## Start

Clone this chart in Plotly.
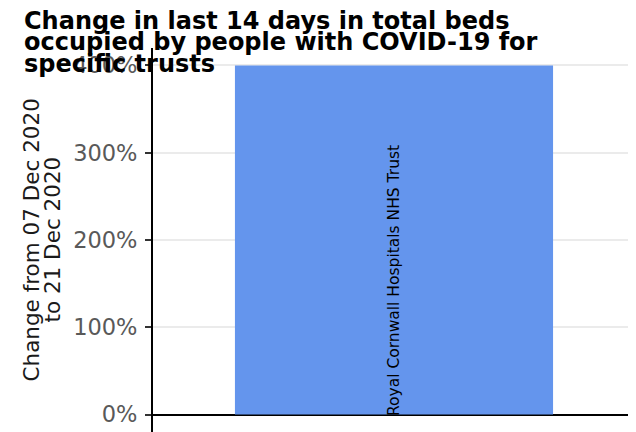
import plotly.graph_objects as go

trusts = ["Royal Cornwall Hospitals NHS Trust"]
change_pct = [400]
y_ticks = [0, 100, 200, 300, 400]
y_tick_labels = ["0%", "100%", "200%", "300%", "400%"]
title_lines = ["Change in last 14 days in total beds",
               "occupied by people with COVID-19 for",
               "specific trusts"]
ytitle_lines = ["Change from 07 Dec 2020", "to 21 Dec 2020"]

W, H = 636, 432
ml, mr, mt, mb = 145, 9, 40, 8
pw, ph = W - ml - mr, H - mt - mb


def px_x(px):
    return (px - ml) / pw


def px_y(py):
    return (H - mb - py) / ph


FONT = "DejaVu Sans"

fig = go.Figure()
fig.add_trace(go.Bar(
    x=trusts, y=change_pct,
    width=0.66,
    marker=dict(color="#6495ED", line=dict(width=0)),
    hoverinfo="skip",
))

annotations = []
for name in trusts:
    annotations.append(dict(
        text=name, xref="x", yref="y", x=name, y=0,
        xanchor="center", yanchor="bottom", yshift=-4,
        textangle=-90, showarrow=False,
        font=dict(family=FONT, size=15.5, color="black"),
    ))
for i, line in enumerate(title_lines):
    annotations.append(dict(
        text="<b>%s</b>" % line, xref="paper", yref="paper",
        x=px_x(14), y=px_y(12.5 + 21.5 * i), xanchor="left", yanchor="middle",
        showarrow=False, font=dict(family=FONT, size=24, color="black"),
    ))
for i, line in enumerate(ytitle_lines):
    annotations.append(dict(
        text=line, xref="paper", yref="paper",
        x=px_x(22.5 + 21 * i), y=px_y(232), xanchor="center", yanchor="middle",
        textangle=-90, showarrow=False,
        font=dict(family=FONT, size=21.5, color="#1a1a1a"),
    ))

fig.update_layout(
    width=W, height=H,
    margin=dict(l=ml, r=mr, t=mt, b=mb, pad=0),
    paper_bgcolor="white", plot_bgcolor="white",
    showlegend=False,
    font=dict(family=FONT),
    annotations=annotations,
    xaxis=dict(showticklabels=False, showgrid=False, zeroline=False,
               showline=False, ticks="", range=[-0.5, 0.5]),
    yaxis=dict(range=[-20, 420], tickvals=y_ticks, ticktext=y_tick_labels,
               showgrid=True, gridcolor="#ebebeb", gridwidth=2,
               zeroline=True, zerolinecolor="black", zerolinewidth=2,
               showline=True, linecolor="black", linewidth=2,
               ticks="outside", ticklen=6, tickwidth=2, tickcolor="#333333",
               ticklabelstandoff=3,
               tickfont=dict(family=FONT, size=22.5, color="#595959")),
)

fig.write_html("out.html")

## End

- [PROBLEM STATEMENT]: Write the material out again exactly as it appears, dropping the pictures.

- [ANSWER BELOW]:
Clone this chart in Plotly.
import plotly.graph_objects as go

trusts = ["Royal Cornwall Hospitals NHS Trust"]
change_pct = [400]
y_ticks = [0, 100, 200, 300, 400]
y_tick_labels = ["0%", "100%", "200%", "300%", "400%"]
title_lines = ["Change in last 14 days in total beds",
               "occupied by people with COVID-19 for",
               "specific trusts"]
ytitle_lines = ["Change from 07 Dec 2020", "to 21 Dec 2020"]

W, H = 636, 432
ml, mr, mt, mb = 145, 9, 40, 8
pw, ph = W - ml - mr, H - mt - mb


def px_x(px):
    return (px - ml) / pw


def px_y(py):
    return (H - mb - py) / ph


FONT = "DejaVu Sans"

fig = go.Figure()
fig.add_trace(go.Bar(
    x=trusts, y=change_pct,
    width=0.66,
    marker=dict(color="#6495ED", line=dict(width=0)),
    hoverinfo="skip",
))

annotations = []
for name in trusts:
    annotations.append(dict(
        text=name, xref="x", yref="y", x=name, y=0,
        xanchor="center", yanchor="bottom", yshift=-4,
        textangle=-90, showarrow=False,
        font=dict(family=FONT, size=15.5, color="black"),
    ))
for i, line in enumerate(title_lines):
    annotations.append(dict(
        text="<b>%s</b>" % line, xref="paper", yref="paper",
        x=px_x(14), y=px_y(12.5 + 21.5 * i), xanchor="left", yanchor="middle",
        showarrow=False, font=dict(family=FONT, size=24, color="black"),
    ))
for i, line in enumerate(ytitle_lines):
    annotations.append(dict(
        text=line, xref="paper", yref="paper",
        x=px_x(22.5 + 21 * i), y=px_y(232), xanchor="center", yanchor="middle",
        textangle=-90, showarrow=False,
        font=dict(family=FONT, size=21.5, color="#1a1a1a"),
    ))

fig.update_layout(
    width=W, height=H,
    margin=dict(l=ml, r=mr, t=mt, b=mb, pad=0),
    paper_bgcolor="white", plot_bgcolor="white",
    showlegend=False,
    font=dict(family=FONT),
    annotations=annotations,
    xaxis=dict(showticklabels=False, showgrid=False, zeroline=False,
               showline=False, ticks="", range=[-0.5, 0.5]),
    yaxis=dict(range=[-20, 420], tickvals=y_ticks, ticktext=y_tick_labels,
               showgrid=True, gridcolor="#ebebeb", gridwidth=2,
               zeroline=True, zerolinecolor="black", zerolinewidth=2,
               showline=True, linecolor="black", linewidth=2,
               ticks="outside", ticklen=6, tickwidth=2, tickcolor="#333333",
               ticklabelstandoff=3,
               tickfont=dict(family=FONT, size=22.5, color="#595959")),
)

fig.write_html("out.html")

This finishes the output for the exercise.